• **TASK MATERIAL**

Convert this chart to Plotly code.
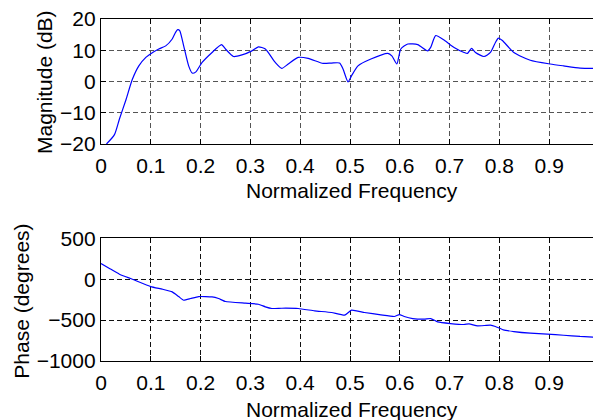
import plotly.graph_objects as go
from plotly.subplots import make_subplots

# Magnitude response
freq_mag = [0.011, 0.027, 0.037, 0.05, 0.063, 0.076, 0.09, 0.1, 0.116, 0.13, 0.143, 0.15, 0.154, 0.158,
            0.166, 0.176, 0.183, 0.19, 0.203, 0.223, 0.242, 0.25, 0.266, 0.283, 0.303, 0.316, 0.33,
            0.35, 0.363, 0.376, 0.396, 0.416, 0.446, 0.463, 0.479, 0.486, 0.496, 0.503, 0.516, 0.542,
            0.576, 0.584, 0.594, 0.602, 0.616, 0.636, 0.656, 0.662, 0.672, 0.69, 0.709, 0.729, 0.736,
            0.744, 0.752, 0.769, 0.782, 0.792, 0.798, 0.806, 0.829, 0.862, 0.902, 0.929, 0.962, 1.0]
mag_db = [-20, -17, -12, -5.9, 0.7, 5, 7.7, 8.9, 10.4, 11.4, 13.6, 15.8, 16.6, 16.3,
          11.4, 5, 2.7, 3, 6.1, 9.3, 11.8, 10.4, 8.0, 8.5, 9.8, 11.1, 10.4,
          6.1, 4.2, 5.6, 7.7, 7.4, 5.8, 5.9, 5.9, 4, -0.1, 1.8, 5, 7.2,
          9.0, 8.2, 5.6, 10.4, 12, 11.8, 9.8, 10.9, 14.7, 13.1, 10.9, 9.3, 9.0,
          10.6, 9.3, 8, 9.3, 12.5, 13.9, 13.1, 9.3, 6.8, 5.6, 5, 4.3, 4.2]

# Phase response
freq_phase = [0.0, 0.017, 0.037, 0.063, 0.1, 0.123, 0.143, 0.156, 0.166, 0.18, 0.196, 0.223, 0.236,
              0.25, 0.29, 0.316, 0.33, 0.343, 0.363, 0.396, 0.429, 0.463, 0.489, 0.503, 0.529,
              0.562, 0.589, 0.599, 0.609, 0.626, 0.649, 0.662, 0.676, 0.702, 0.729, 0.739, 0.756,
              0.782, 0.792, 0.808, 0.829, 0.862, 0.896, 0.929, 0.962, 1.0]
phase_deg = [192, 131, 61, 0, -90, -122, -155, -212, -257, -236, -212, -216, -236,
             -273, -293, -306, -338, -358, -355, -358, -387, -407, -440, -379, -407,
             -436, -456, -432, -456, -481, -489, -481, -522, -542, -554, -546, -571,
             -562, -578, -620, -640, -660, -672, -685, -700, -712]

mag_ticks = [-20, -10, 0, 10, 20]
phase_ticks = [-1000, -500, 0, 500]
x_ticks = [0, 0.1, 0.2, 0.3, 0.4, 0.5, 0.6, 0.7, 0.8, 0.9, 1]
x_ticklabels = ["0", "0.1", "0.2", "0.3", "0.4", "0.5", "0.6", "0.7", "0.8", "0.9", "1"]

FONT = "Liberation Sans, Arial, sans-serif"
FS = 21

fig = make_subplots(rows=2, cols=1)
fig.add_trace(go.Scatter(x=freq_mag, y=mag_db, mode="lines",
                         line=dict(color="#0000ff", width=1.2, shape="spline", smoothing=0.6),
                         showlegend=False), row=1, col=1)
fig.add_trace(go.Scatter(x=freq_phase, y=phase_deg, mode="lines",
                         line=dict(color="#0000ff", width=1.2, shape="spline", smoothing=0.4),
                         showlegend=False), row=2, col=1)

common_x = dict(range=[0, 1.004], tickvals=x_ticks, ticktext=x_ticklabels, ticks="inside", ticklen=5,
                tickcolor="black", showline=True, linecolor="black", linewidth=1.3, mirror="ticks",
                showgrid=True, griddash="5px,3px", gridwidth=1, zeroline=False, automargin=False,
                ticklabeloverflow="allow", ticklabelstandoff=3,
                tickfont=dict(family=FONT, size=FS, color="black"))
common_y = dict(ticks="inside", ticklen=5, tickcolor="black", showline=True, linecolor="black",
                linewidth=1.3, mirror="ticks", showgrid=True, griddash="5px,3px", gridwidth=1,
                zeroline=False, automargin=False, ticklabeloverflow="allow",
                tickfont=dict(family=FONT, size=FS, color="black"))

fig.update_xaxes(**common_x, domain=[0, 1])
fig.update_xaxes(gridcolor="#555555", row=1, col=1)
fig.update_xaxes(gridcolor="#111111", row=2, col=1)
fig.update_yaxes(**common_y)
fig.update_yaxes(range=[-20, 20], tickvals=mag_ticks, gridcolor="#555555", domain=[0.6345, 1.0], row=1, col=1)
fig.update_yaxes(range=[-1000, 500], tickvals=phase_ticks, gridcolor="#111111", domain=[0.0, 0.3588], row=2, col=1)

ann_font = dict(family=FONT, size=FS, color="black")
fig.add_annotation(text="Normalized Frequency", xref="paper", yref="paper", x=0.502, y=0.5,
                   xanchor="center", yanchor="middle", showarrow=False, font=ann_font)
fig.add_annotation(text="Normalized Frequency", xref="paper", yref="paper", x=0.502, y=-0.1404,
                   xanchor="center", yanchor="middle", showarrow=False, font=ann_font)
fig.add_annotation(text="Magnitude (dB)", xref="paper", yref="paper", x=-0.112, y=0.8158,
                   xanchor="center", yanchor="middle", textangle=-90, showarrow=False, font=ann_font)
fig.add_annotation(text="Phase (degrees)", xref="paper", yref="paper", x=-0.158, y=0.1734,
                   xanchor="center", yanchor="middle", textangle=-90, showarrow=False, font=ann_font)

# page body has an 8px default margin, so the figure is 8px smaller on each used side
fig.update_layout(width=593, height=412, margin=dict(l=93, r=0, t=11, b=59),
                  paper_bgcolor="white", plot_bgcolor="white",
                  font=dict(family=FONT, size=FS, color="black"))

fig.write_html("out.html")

==

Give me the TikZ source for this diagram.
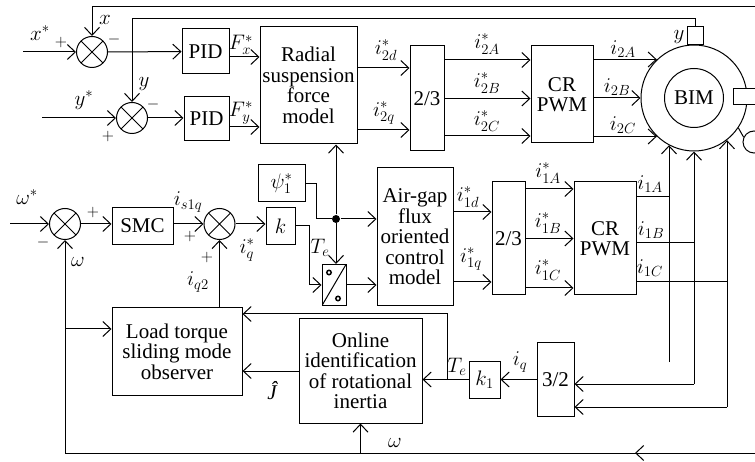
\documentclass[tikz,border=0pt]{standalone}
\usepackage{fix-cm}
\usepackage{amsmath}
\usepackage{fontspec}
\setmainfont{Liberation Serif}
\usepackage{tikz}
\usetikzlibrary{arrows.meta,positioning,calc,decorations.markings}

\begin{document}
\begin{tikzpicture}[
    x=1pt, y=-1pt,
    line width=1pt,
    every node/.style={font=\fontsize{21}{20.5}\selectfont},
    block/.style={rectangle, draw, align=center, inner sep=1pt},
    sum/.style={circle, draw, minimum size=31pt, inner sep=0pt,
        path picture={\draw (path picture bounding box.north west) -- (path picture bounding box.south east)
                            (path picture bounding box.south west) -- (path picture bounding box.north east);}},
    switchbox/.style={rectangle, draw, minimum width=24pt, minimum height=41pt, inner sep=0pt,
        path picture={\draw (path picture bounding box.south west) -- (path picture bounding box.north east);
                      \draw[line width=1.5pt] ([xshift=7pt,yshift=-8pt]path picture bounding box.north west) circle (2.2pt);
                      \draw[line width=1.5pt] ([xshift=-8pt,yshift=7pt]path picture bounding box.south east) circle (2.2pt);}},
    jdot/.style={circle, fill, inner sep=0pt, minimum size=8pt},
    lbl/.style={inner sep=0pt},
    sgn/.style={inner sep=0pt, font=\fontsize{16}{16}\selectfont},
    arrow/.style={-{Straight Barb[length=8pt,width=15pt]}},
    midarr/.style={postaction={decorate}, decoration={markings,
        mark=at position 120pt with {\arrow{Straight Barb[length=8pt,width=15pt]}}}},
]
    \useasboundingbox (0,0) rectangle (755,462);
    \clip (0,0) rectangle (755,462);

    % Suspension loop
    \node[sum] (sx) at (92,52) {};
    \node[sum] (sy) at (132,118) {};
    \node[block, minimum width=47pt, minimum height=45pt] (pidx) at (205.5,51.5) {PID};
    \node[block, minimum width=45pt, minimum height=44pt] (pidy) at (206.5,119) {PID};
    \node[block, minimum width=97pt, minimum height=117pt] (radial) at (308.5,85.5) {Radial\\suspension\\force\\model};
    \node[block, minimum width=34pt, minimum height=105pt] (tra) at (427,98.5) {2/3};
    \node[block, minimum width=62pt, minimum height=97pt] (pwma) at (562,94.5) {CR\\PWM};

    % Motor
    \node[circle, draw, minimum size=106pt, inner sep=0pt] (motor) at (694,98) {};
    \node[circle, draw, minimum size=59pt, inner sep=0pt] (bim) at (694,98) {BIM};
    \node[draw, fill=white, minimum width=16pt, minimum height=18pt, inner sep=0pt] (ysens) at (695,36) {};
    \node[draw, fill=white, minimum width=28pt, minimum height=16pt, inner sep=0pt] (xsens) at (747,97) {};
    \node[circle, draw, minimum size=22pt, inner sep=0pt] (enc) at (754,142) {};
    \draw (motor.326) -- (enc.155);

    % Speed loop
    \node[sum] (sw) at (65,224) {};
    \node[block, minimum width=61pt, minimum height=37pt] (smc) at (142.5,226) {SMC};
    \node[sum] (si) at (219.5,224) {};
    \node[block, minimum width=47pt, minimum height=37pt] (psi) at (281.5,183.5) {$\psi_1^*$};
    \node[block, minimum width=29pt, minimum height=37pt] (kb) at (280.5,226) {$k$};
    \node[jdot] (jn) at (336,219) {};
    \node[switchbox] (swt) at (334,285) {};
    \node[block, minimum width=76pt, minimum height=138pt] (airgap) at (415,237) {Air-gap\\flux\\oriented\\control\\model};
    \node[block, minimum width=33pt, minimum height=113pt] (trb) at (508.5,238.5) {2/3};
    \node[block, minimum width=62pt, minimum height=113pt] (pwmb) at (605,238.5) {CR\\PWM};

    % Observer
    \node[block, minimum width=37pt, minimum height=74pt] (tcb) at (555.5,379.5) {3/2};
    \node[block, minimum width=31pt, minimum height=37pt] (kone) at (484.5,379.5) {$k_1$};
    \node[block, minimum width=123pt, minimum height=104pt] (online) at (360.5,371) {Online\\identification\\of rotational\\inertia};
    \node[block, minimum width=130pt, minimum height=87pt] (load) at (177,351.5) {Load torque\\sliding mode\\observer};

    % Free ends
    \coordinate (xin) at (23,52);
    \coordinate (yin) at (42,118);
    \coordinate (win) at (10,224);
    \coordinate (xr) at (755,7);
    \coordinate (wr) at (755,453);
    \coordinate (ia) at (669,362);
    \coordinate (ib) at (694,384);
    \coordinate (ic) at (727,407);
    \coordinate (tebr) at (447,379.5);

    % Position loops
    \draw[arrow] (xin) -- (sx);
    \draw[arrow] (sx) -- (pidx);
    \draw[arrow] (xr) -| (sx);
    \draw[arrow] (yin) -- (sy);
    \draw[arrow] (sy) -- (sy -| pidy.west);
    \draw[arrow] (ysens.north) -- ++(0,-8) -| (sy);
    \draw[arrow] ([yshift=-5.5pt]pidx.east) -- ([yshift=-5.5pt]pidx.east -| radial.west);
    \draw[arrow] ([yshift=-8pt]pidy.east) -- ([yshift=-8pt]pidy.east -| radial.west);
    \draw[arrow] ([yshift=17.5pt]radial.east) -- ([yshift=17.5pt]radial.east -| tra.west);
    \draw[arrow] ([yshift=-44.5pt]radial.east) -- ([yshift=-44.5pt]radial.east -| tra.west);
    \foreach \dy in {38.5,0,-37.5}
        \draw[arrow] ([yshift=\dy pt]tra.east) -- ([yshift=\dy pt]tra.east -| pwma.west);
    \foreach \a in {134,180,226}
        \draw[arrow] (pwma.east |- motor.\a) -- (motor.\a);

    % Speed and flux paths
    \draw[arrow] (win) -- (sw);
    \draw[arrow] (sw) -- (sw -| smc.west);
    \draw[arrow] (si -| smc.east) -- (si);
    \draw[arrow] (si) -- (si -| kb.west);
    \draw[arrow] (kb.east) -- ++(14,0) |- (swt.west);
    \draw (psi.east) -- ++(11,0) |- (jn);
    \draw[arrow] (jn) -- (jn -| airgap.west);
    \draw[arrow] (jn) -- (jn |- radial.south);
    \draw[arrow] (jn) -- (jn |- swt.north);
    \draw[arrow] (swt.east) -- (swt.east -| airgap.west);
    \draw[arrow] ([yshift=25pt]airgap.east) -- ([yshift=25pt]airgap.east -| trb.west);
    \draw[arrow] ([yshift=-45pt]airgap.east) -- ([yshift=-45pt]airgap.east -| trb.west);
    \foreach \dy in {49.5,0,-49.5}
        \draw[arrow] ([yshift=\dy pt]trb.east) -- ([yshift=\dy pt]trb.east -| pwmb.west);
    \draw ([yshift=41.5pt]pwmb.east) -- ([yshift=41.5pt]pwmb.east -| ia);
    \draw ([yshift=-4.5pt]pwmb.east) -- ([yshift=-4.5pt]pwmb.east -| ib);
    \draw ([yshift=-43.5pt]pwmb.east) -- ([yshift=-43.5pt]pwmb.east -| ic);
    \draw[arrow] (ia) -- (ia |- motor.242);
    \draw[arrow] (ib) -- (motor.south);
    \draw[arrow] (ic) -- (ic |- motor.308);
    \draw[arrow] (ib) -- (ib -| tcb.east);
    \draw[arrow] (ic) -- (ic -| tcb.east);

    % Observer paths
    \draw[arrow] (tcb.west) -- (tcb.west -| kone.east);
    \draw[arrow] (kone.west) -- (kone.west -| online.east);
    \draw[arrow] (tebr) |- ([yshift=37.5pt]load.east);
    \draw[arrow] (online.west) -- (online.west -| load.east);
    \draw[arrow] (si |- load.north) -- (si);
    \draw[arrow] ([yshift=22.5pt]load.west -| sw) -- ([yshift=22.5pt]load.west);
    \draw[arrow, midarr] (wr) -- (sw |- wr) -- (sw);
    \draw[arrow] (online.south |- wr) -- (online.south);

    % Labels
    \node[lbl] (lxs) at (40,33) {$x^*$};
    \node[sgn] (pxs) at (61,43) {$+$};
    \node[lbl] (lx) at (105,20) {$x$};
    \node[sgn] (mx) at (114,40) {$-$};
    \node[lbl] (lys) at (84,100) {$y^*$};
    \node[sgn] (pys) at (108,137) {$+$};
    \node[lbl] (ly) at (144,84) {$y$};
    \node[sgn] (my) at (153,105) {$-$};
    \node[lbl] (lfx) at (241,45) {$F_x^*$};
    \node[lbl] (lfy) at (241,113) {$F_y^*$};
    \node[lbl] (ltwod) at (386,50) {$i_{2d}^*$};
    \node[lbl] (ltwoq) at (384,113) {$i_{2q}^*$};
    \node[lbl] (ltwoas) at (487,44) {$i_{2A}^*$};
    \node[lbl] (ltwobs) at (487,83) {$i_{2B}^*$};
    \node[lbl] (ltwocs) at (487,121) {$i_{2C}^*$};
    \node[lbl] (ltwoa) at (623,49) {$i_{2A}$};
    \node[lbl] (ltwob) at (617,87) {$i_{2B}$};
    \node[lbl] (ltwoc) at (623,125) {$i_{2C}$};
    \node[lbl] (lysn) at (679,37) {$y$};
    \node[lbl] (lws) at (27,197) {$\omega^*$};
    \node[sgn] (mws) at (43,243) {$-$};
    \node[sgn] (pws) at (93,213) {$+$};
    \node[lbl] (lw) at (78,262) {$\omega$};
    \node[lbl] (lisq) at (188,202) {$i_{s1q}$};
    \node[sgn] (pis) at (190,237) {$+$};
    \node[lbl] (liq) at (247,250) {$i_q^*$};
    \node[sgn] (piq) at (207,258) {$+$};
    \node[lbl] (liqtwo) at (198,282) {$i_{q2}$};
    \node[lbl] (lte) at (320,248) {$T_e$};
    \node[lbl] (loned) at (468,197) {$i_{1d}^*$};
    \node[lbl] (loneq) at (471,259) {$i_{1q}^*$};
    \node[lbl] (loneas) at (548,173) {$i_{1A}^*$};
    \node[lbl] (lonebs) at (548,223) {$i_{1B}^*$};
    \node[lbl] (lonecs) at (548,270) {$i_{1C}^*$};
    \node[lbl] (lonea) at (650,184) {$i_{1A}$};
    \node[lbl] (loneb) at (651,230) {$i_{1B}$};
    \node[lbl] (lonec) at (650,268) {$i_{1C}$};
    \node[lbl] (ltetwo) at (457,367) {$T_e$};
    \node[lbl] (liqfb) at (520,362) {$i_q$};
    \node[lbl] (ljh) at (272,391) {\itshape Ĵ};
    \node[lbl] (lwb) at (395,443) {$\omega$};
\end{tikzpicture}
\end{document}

--

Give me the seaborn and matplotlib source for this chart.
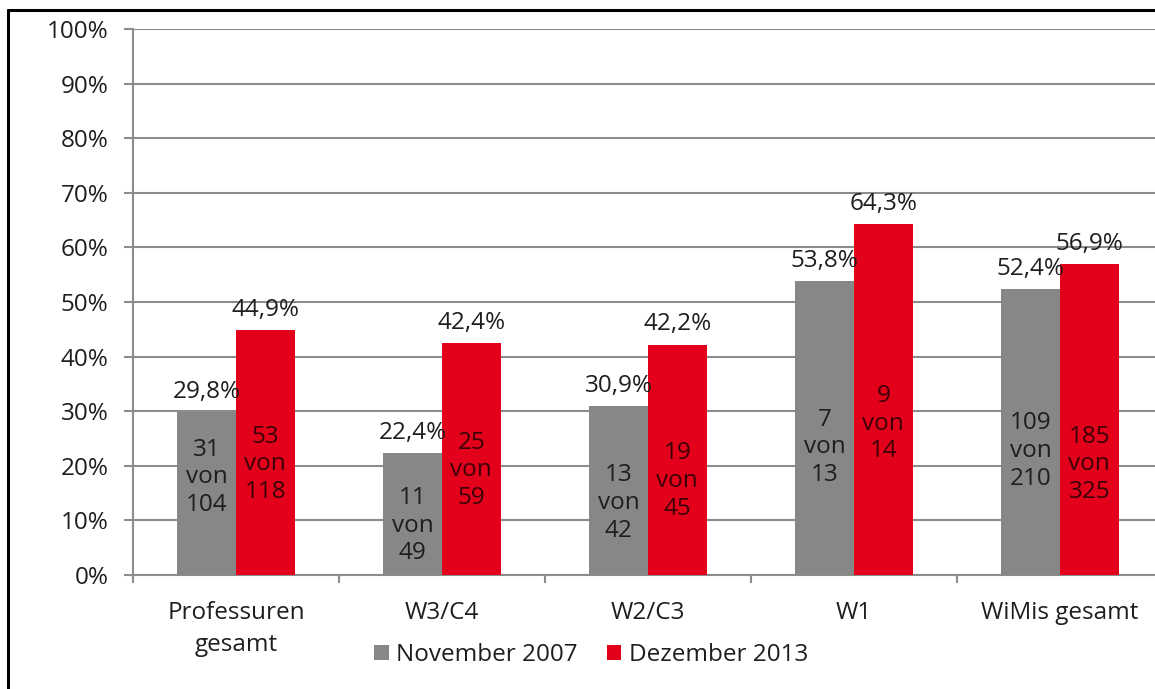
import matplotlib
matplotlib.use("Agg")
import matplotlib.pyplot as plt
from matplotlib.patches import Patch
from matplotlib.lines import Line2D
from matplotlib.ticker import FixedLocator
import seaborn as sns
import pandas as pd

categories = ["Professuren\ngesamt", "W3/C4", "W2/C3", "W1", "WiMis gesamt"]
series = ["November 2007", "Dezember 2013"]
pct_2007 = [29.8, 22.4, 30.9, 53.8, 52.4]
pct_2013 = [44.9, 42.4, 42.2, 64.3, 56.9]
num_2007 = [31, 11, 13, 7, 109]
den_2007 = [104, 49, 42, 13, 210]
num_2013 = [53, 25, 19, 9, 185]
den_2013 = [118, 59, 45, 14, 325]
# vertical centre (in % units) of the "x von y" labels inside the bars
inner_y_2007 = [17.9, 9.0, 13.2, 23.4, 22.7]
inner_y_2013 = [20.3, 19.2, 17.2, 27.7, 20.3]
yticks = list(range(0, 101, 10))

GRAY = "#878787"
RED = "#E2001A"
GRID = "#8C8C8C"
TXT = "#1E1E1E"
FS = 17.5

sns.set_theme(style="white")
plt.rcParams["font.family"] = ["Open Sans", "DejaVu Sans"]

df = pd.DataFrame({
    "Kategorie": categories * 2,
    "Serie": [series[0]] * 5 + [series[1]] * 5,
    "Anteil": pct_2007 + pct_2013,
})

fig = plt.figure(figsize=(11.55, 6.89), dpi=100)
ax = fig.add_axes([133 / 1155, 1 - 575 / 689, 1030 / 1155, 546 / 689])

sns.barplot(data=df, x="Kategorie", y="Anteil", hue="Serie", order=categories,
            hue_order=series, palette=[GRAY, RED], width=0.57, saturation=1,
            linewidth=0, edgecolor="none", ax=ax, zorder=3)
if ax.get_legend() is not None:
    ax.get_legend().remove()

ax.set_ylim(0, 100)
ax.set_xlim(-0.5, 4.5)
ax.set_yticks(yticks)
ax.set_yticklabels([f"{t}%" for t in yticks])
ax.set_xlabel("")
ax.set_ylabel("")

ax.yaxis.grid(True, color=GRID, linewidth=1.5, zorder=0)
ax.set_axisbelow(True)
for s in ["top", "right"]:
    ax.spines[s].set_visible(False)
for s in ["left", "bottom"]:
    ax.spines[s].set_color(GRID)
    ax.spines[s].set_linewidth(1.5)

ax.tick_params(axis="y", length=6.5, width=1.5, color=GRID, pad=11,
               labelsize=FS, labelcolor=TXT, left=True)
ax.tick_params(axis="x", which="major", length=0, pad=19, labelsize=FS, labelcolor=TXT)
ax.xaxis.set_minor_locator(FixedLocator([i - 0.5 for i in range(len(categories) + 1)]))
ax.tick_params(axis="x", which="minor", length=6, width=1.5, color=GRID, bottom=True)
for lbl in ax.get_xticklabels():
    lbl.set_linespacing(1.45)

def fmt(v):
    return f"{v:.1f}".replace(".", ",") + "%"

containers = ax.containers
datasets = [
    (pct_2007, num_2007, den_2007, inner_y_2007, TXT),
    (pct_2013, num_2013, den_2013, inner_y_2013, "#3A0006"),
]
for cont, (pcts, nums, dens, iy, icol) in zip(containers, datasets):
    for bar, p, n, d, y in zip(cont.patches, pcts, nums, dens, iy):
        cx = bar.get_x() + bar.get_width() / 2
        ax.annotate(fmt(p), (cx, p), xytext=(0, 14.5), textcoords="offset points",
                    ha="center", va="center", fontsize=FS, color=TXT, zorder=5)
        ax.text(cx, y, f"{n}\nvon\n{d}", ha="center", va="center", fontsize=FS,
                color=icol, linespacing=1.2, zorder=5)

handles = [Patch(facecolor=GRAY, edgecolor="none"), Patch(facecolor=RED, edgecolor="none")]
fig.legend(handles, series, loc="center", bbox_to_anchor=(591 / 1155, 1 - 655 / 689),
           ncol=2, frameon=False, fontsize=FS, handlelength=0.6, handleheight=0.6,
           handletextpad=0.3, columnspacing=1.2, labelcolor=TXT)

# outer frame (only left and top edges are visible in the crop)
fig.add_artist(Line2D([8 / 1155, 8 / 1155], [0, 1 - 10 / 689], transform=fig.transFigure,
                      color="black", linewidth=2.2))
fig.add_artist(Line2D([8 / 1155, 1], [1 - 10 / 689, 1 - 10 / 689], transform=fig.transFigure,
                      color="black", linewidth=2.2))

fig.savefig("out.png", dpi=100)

• **WHAT YOU HAVE TO DO**
Copy, exactly as they stand, the lines from the one that holds "Convert this chart to Plotly code." to the one that holds "from plotly.subplots import make_subplots", both included, and drop every picture.

• **RESPONSE TO THE EXERCISE**
Convert this chart to Plotly code.
import plotly.graph_objects as go
from plotly.subplots import make_subplots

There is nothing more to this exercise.